#### [Task prompt]
You are to retype all of the data exactly as it appears.

## Begin Data shown

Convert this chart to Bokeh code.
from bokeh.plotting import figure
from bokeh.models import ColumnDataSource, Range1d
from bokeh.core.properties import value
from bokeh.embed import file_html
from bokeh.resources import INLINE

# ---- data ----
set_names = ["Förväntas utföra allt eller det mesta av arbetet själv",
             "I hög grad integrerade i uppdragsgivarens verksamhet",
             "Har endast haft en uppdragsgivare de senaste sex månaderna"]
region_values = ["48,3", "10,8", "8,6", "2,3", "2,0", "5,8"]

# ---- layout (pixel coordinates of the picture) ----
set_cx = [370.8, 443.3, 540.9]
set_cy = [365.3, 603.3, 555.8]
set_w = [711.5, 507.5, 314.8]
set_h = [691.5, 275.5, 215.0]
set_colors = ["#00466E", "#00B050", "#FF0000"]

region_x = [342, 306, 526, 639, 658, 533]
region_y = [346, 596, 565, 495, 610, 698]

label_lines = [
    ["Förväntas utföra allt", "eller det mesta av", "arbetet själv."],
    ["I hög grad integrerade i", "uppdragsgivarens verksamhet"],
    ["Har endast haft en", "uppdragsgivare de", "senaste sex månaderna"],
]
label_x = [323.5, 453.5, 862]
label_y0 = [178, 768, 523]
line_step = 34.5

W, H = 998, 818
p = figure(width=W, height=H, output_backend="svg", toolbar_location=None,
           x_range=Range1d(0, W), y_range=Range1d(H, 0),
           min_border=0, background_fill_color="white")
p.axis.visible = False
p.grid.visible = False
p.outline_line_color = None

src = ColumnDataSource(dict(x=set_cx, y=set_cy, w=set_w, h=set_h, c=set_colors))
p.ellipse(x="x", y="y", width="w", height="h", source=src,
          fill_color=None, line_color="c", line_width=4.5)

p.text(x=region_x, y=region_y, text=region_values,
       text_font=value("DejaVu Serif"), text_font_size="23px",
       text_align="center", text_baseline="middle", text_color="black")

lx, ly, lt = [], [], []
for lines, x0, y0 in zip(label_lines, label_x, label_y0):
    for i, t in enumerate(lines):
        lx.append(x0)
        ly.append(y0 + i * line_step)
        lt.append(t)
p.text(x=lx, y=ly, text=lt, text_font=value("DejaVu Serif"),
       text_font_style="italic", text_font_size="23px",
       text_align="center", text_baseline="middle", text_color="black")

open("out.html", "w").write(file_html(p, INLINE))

## End Data shown

#### [Result of the task]
Convert this chart to Bokeh code.
from bokeh.plotting import figure
from bokeh.models import ColumnDataSource, Range1d
from bokeh.core.properties import value
from bokeh.embed import file_html
from bokeh.resources import INLINE

# ---- data ----
set_names = ["Förväntas utföra allt eller det mesta av arbetet själv",
             "I hög grad integrerade i uppdragsgivarens verksamhet",
             "Har endast haft en uppdragsgivare de senaste sex månaderna"]
region_values = ["48,3", "10,8", "8,6", "2,3", "2,0", "5,8"]

# ---- layout (pixel coordinates of the picture) ----
set_cx = [370.8, 443.3, 540.9]
set_cy = [365.3, 603.3, 555.8]
set_w = [711.5, 507.5, 314.8]
set_h = [691.5, 275.5, 215.0]
set_colors = ["#00466E", "#00B050", "#FF0000"]

region_x = [342, 306, 526, 639, 658, 533]
region_y = [346, 596, 565, 495, 610, 698]

label_lines = [
    ["Förväntas utföra allt", "eller det mesta av", "arbetet själv."],
    ["I hög grad integrerade i", "uppdragsgivarens verksamhet"],
    ["Har endast haft en", "uppdragsgivare de", "senaste sex månaderna"],
]
label_x = [323.5, 453.5, 862]
label_y0 = [178, 768, 523]
line_step = 34.5

W, H = 998, 818
p = figure(width=W, height=H, output_backend="svg", toolbar_location=None,
           x_range=Range1d(0, W), y_range=Range1d(H, 0),
           min_border=0, background_fill_color="white")
p.axis.visible = False
p.grid.visible = False
p.outline_line_color = None

src = ColumnDataSource(dict(x=set_cx, y=set_cy, w=set_w, h=set_h, c=set_colors))
p.ellipse(x="x", y="y", width="w", height="h", source=src,
          fill_color=None, line_color="c", line_width=4.5)

p.text(x=region_x, y=region_y, text=region_values,
       text_font=value("DejaVu Serif"), text_font_size="23px",
       text_align="center", text_baseline="middle", text_color="black")

lx, ly, lt = [], [], []
for lines, x0, y0 in zip(label_lines, label_x, label_y0):
    for i, t in enumerate(lines):
        lx.append(x0)
        ly.append(y0 + i * line_step)
        lt.append(t)
p.text(x=lx, y=ly, text=lt, text_font=value("DejaVu Serif"),
       text_font_style="italic", text_font_size="23px",
       text_align="center", text_baseline="middle", text_color="black")

open("out.html", "w").write(file_html(p, INLINE))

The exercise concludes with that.